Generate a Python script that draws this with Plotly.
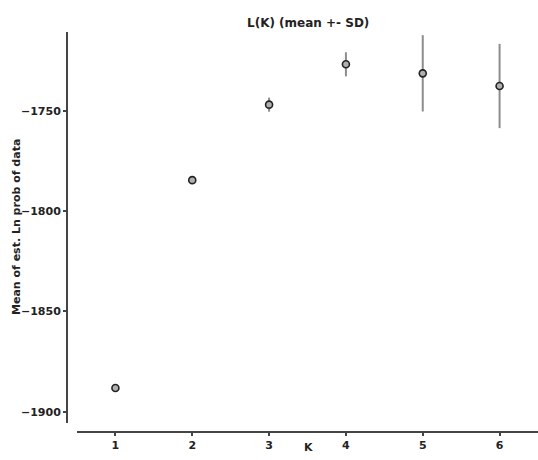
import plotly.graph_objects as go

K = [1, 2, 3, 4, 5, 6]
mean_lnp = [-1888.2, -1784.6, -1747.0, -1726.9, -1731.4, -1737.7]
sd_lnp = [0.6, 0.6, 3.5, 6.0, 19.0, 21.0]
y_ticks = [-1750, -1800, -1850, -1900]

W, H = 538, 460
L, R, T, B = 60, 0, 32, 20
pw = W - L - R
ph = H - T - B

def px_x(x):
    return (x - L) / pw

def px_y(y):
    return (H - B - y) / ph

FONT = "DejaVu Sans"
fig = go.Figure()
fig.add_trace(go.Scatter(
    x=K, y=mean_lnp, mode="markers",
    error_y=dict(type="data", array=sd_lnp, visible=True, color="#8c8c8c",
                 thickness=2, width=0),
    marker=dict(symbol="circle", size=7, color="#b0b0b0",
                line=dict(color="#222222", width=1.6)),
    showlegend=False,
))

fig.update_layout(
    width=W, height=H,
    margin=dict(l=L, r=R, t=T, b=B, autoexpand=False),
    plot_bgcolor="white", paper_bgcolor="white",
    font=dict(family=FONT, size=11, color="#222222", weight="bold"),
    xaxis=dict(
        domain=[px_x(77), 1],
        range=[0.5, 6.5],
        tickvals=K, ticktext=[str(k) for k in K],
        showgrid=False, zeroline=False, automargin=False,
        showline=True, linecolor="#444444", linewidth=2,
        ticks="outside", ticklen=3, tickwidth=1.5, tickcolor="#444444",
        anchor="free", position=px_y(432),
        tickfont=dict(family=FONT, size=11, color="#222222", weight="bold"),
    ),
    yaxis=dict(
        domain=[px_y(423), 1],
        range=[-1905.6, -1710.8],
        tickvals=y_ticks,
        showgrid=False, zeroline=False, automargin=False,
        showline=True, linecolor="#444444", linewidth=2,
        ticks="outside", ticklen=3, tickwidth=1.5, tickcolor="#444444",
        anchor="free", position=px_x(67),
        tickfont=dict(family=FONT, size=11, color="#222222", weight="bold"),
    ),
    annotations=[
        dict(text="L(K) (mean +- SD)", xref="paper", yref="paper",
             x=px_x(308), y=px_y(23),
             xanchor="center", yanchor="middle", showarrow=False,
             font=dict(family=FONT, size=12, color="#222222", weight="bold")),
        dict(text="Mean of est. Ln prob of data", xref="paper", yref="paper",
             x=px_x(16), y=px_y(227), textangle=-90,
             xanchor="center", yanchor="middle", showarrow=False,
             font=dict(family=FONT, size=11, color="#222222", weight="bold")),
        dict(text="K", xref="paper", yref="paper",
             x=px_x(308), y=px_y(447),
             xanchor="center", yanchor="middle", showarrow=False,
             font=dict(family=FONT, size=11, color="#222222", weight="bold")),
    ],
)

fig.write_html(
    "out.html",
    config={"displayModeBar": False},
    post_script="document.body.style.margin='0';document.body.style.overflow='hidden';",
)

..........

[Directive] Every line from the top of the material above through the line with "y_ticks = [-1750, -1800, -1850, -1900]" should be duplicated exactly, please; leave out the pictures.

[Response]
Generate a Python script that draws this with Plotly.
import plotly.graph_objects as go

K = [1, 2, 3, 4, 5, 6]
mean_lnp = [-1888.2, -1784.6, -1747.0, -1726.9, -1731.4, -1737.7]
sd_lnp = [0.6, 0.6, 3.5, 6.0, 19.0, 21.0]
y_ticks = [-1750, -1800, -1850, -1900]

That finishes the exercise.